2002 sonrası dönemde yerel ekonomik koşulların iyileşmesi ile beraber daha global bir finansal piyasa kavuşan ve yabancı yatırımları çeken Türkiye, bunun sonucu olarak çeşitli global krizlerden etkilenmiştir.
Bu krizlerin başında 2006 yılı Mayıs – Haziran aylarında yaşanan küresel dalgalanma gelmektedir. Bu dalgalanmadan en çok etkilene ülkeler arasında gelişen ekonomisi ile Türkiye’de yer almıştır. Amerika’nın köklü finans şirketlerin bilançolarında çok büyük düzeyde zarar belirtmeli ile başlayan banka hisselerindeki satış bütün dünyada etkisini hissettirdi. Çok uzun sürmeyen çalkantılı dönemde, yabancı yatırımcının hisse senedi yatırımından çıkması İMKB endeksini düşürüp dolar kurunu artırıcı etki yaptı. Düşüşten kısa süre sonra yabancı alımları ile yükselme sürdü ve dolar düşüş eğilimine girdi.
2008 yılına gelindiğinde ABD konut piyasasıyla ilgili krizin dünya çapında büyüyor olması piyasaların tamamına olumsuz yansıdı. ABD, Avrupa ve Asya borsalarında yaşanan sert düşüşler İMKB'yi de olumsuz etkiledi. Bir yıl içinde İMKB 55000 ‘den, 25000’e kadar düştü. Kriz Amerika kaynaklı olduğu için krizin ilk zamanları dolar kurunda önemli bir artış görülmedi fakat krizin son zamanında 1,18 olan USDTRY 1,78’e kadar çıktı. Bu dönem sonunda bakıldığında İKMB %50 oranında değer yitirirken dolar kurunun da %50 oranında değer kazandığı gözükmektedir.
Dönemin son krizi halen yaşamakta olduğumuz, 2010 yılında AB ülkelerin ufak bir kısmında başlayıp 2011 yılında neredeyse geneline yayılan borç krizidir. Bu kriz dönemimde de önceki global krizlerde olduğu gibi İMKB değer kaybederken, Türk Lirası da diğer ülke para birimleri karşısında değer yitirmiştir.
Sonuç
Faiz oranlarındaki değişme ilk etkisini pariteler üzerinde göstermektedir. Bu noktada pariteleri etkileyen tek unsurun faiz olduğunu söylemek hatalı olacaktır. Faiz dışında, faiz kadar etkili olmayan ve dikkate almadığımız; büyüme oranları, para arz miktarı, bütçe dengesi, sanayi üretim endeksi, döviz kuru sepeti, vade riski, ithalat, ihracat, emtia ve maden fiyatları, işsizlik maaşları, konut inşaatları ve izinleri, işsizlik oranları, önemli görevlerdeki kişileri yaptıkları açıklamalar ve benzeri birçok değişken döviz kuru üzerinde etkili olmaktadır.

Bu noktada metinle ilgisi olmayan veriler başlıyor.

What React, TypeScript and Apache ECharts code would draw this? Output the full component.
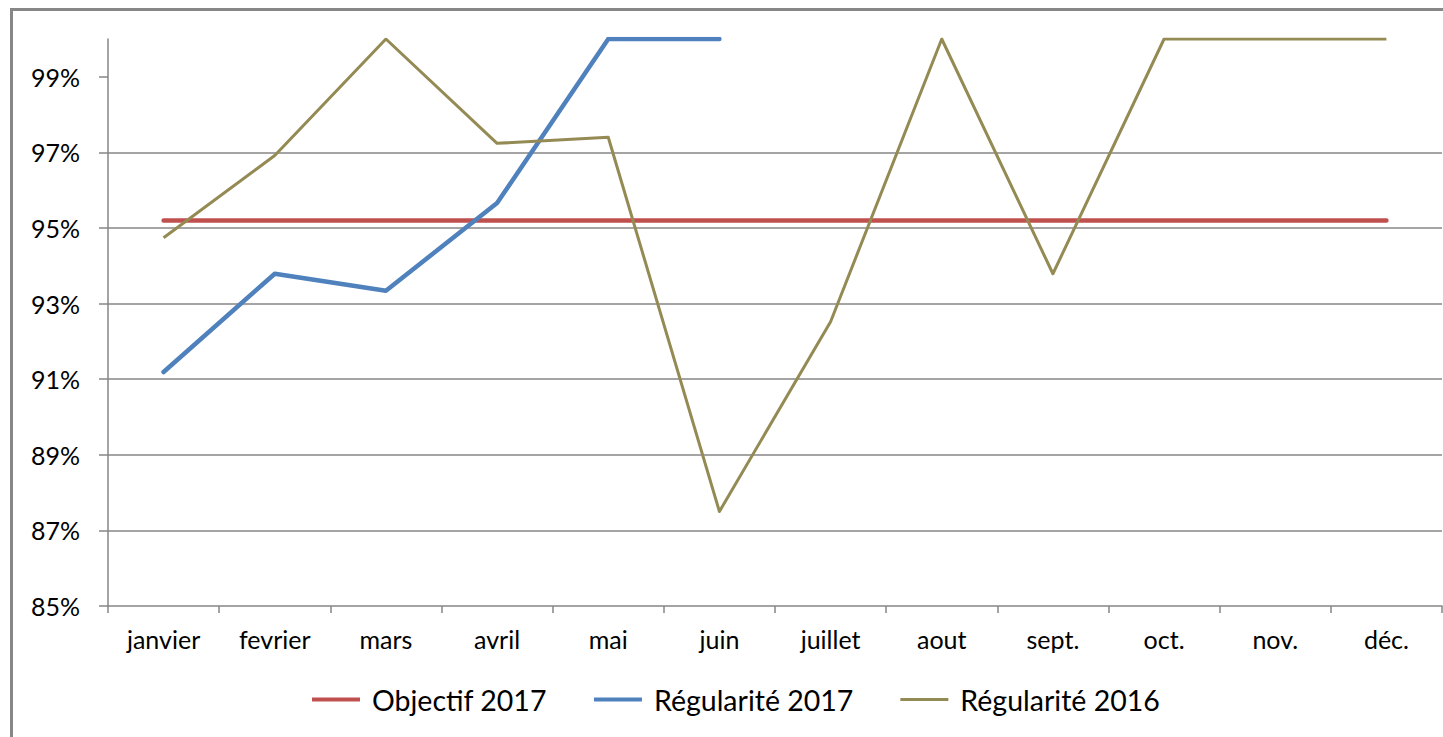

Döviz kurunda meydana gelen değişmelerde doğrudan mal piyasasında işlem yapan şirketleri etkilemektedir. Yapılan ithalat ve ihracat düzeyleri döviz kurlarından büyük ölçüde etkilenmektedir. Şirketlerin borsada işlem gören hisseleri de bu değişimden etkilenerek İMKB endekslerinde değişime neden olmaktadır. Bunun yanında şirket değerlerini değişmesinde paranın zaman değerinden dolayı faiz oranlarında önemli bir yere sahiptir. Kurumsal yatırım kararları da keza faiz oranlarına göre verilmekte ve karlılık üzerinde etkili olmaktadır. Yatırımcı da hisse senedine yatırım yapmadan önce faiz oranlarıyla getiri karşılaştırması yapmaktadır.
Şirketlerde yarattıkları katma değer ile ve emek sahiplerine ödedikleri ücretler ile ekonomide parasal döngüyü sağlamakta ve bu yolla dolaylı olarak faiz oranları üzerinde etkide bulunmaktadır. Bunun yanında para piyasalarından yaptıkları işlem neticesinde de doğrudan faiz oranları üzerinde etkili olmaktadır.